===== Recorded data =====

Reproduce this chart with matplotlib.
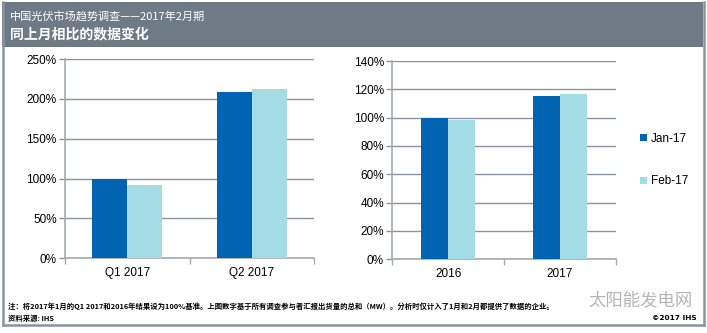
import matplotlib
matplotlib.use("Agg")
import matplotlib.pyplot as plt
from matplotlib.patches import Rectangle
from matplotlib.lines import Line2D
import numpy as np

plt.rcParams['font.family'] = ['Liberation Sans', 'Noto Sans CJK SC', 'DejaVu Sans']

# Data
quarters = ["Q1 2017", "Q2 2017"]
years = ["2016", "2017"]
series_names = ["Jan-17", "Feb-17"]
quarter_jan = [100, 208]
quarter_feb = [92.5, 212]
year_jan = [100, 115]
year_feb = [98, 116.7]
left_ticks = [0, 50, 100, 150, 200, 250]
right_ticks = [0, 20, 40, 60, 80, 100, 120, 140]

title_line1 = "中国光伏市场趋势调查——2017年2月期"
title_line2 = "同上月相比的数据变化"
note_line = ("注：将2017年1月的Q1 2017和2016年结果设为100%基准。上图数字基于所有调查参与者汇报出货量的总和（MW）。"
             "分析时仅计入了1月和2月都提供了数据的企业。")
source_line = "资料来源: IHS"
copyright_line = "©2017 IHS"
watermark = "太阳能发电网"

dark_blue = "#0064B3"
light_blue = "#A3DCE4"
grid_col = "#8A94A0"
spine_col = "#A2AAB3"
frame_col = "#8A939E"
band_col = "#6F7A87"

W, H = 707, 333
fig = plt.figure(figsize=(W / 100, H / 100), dpi=100)
fig.patch.set_facecolor("white")


def fx(px):
    return px / W


def fy(py):
    return 1 - py / H


# Header band and frame
fig.patches.append(Rectangle((fx(2), fy(47)), fx(701), 45 / H, transform=fig.transFigure,
                             facecolor=band_col, edgecolor="none", zorder=0))
for xs, ys in [((fx(2.5), fx(2.5)), (fy(2), fy(325))),
               ((fx(703.5), fx(703.5)), (fy(2), fy(325))),
               ((fx(2.5), fx(703.5)), (fy(325), fy(325)))]:
    fig.add_artist(Line2D(xs, ys, transform=fig.transFigure, color=frame_col, lw=1.8))

fig.text(fx(10), fy(16), title_line1, color="white", fontsize=8,
         family=['Noto Sans CJK SC', 'DejaVu Sans'], va="center", ha="left")
fig.text(fx(10), fy(34), title_line2, color="white", fontsize=10, fontweight="bold",
         family=['Noto Sans CJK SC', 'DejaVu Sans'], va="center", ha="left")


def draw_panel(rect, cats, jan, feb, ticks, width):
    ax = fig.add_axes(rect)
    x = np.arange(len(cats))
    ax.bar(x - width / 2, jan, width, color=dark_blue, zorder=3, label=series_names[0])
    ax.bar(x + width / 2, feb, width, color=light_blue, zorder=3, label=series_names[1])
    ax.set_xlim(-0.5, len(cats) - 0.5)
    ax.set_ylim(ticks[0], ticks[-1])
    ax.set_yticks(ticks)
    ax.set_yticklabels([f"{t}%" for t in ticks])
    ax.yaxis.grid(True, color=grid_col, lw=1.0, zorder=0)
    ax.set_axisbelow(True)
    ax.set_xticks(x)
    ax.set_xticklabels(cats)
    ax.set_xticks(np.arange(-0.5, len(cats)), minor=True)
    ax.tick_params(axis="x", which="major", length=0, pad=6, labelsize=8.5)
    ax.tick_params(axis="x", which="minor", length=4, color=spine_col, width=1)
    ax.tick_params(axis="y", length=4, color=grid_col, width=1, labelsize=8.5, pad=2)
    for s in ["top", "right"]:
        ax.spines[s].set_visible(False)
    ax.spines["left"].set_color(spine_col)
    ax.spines["bottom"].set_color(spine_col)
    ax.spines["left"].set_linewidth(1.2)
    ax.spines["bottom"].set_linewidth(1.2)
    return ax


ax1 = draw_panel([fx(65), fy(258.3), fx(249), 199.3 / H], quarters, quarter_jan, quarter_feb,
                 left_ticks, 0.28)
ax2 = draw_panel([fx(392.3), fy(259.3), fx(223.7), 198.3 / H], years, year_jan, year_feb,
                 right_ticks, 0.24)

ax2.legend(loc="center left", bbox_to_anchor=(1.06, 0.5), frameon=False, fontsize=8.5,
           handlelength=0.6, handleheight=0.6, handletextpad=0.3, labelspacing=2.6)

# Footnotes
fig.text(fx(8), fy(306), note_line, fontsize=5.3, fontweight="bold",
         family=['Noto Sans CJK SC', 'DejaVu Sans'], va="center", ha="left")
fig.text(fx(8), fy(318), source_line, fontsize=5.3, fontweight="bold",
         family=['Noto Sans CJK SC', 'DejaVu Sans'], va="center", ha="left")
fig.text(fx(697), fy(318), copyright_line, fontsize=5.3, fontweight="bold",
         family=['DejaVu Sans'], va="center", ha="right")
fig.text(fx(693), fy(300), watermark, fontsize=12.5, color="#A8A8A8", alpha=0.85,
         family=['Noto Sans CJK SC', 'DejaVu Sans'], va="center", ha="right")

fig.savefig("out.png", dpi=100)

=====

■ **What the exercise asks**
Except for the pictures, copy the material above exactly.

■ **Solved exercise**
Reproduce this chart with matplotlib.
import matplotlib
matplotlib.use("Agg")
import matplotlib.pyplot as plt
from matplotlib.patches import Rectangle
from matplotlib.lines import Line2D
import numpy as np

plt.rcParams['font.family'] = ['Liberation Sans', 'Noto Sans CJK SC', 'DejaVu Sans']

# Data
quarters = ["Q1 2017", "Q2 2017"]
years = ["2016", "2017"]
series_names = ["Jan-17", "Feb-17"]
quarter_jan = [100, 208]
quarter_feb = [92.5, 212]
year_jan = [100, 115]
year_feb = [98, 116.7]
left_ticks = [0, 50, 100, 150, 200, 250]
right_ticks = [0, 20, 40, 60, 80, 100, 120, 140]

title_line1 = "中国光伏市场趋势调查——2017年2月期"
title_line2 = "同上月相比的数据变化"
note_line = ("注：将2017年1月的Q1 2017和2016年结果设为100%基准。上图数字基于所有调查参与者汇报出货量的总和（MW）。"
             "分析时仅计入了1月和2月都提供了数据的企业。")
source_line = "资料来源: IHS"
copyright_line = "©2017 IHS"
watermark = "太阳能发电网"

dark_blue = "#0064B3"
light_blue = "#A3DCE4"
grid_col = "#8A94A0"
spine_col = "#A2AAB3"
frame_col = "#8A939E"
band_col = "#6F7A87"

W, H = 707, 333
fig = plt.figure(figsize=(W / 100, H / 100), dpi=100)
fig.patch.set_facecolor("white")


def fx(px):
    return px / W


def fy(py):
    return 1 - py / H


# Header band and frame
fig.patches.append(Rectangle((fx(2), fy(47)), fx(701), 45 / H, transform=fig.transFigure,
                             facecolor=band_col, edgecolor="none", zorder=0))
for xs, ys in [((fx(2.5), fx(2.5)), (fy(2), fy(325))),
               ((fx(703.5), fx(703.5)), (fy(2), fy(325))),
               ((fx(2.5), fx(703.5)), (fy(325), fy(325)))]:
    fig.add_artist(Line2D(xs, ys, transform=fig.transFigure, color=frame_col, lw=1.8))

fig.text(fx(10), fy(16), title_line1, color="white", fontsize=8,
         family=['Noto Sans CJK SC', 'DejaVu Sans'], va="center", ha="left")
fig.text(fx(10), fy(34), title_line2, color="white", fontsize=10, fontweight="bold",
         family=['Noto Sans CJK SC', 'DejaVu Sans'], va="center", ha="left")


def draw_panel(rect, cats, jan, feb, ticks, width):
    ax = fig.add_axes(rect)
    x = np.arange(len(cats))
    ax.bar(x - width / 2, jan, width, color=dark_blue, zorder=3, label=series_names[0])
    ax.bar(x + width / 2, feb, width, color=light_blue, zorder=3, label=series_names[1])
    ax.set_xlim(-0.5, len(cats) - 0.5)
    ax.set_ylim(ticks[0], ticks[-1])
    ax.set_yticks(ticks)
    ax.set_yticklabels([f"{t}%" for t in ticks])
    ax.yaxis.grid(True, color=grid_col, lw=1.0, zorder=0)
    ax.set_axisbelow(True)
    ax.set_xticks(x)
    ax.set_xticklabels(cats)
    ax.set_xticks(np.arange(-0.5, len(cats)), minor=True)
    ax.tick_params(axis="x", which="major", length=0, pad=6, labelsize=8.5)
    ax.tick_params(axis="x", which="minor", length=4, color=spine_col, width=1)
    ax.tick_params(axis="y", length=4, color=grid_col, width=1, labelsize=8.5, pad=2)
    for s in ["top", "right"]:
        ax.spines[s].set_visible(False)
    ax.spines["left"].set_color(spine_col)
    ax.spines["bottom"].set_color(spine_col)
    ax.spines["left"].set_linewidth(1.2)
    ax.spines["bottom"].set_linewidth(1.2)
    return ax


ax1 = draw_panel([fx(65), fy(258.3), fx(249), 199.3 / H], quarters, quarter_jan, quarter_feb,
                 left_ticks, 0.28)
ax2 = draw_panel([fx(392.3), fy(259.3), fx(223.7), 198.3 / H], years, year_jan, year_feb,
                 right_ticks, 0.24)

ax2.legend(loc="center left", bbox_to_anchor=(1.06, 0.5), frameon=False, fontsize=8.5,
           handlelength=0.6, handleheight=0.6, handletextpad=0.3, labelspacing=2.6)

# Footnotes
fig.text(fx(8), fy(306), note_line, fontsize=5.3, fontweight="bold",
         family=['Noto Sans CJK SC', 'DejaVu Sans'], va="center", ha="left")
fig.text(fx(8), fy(318), source_line, fontsize=5.3, fontweight="bold",
         family=['Noto Sans CJK SC', 'DejaVu Sans'], va="center", ha="left")
fig.text(fx(697), fy(318), copyright_line, fontsize=5.3, fontweight="bold",
         family=['DejaVu Sans'], va="center", ha="right")
fig.text(fx(693), fy(300), watermark, fontsize=12.5, color="#A8A8A8", alpha=0.85,
         family=['Noto Sans CJK SC', 'DejaVu Sans'], va="center", ha="right")

fig.savefig("out.png", dpi=100)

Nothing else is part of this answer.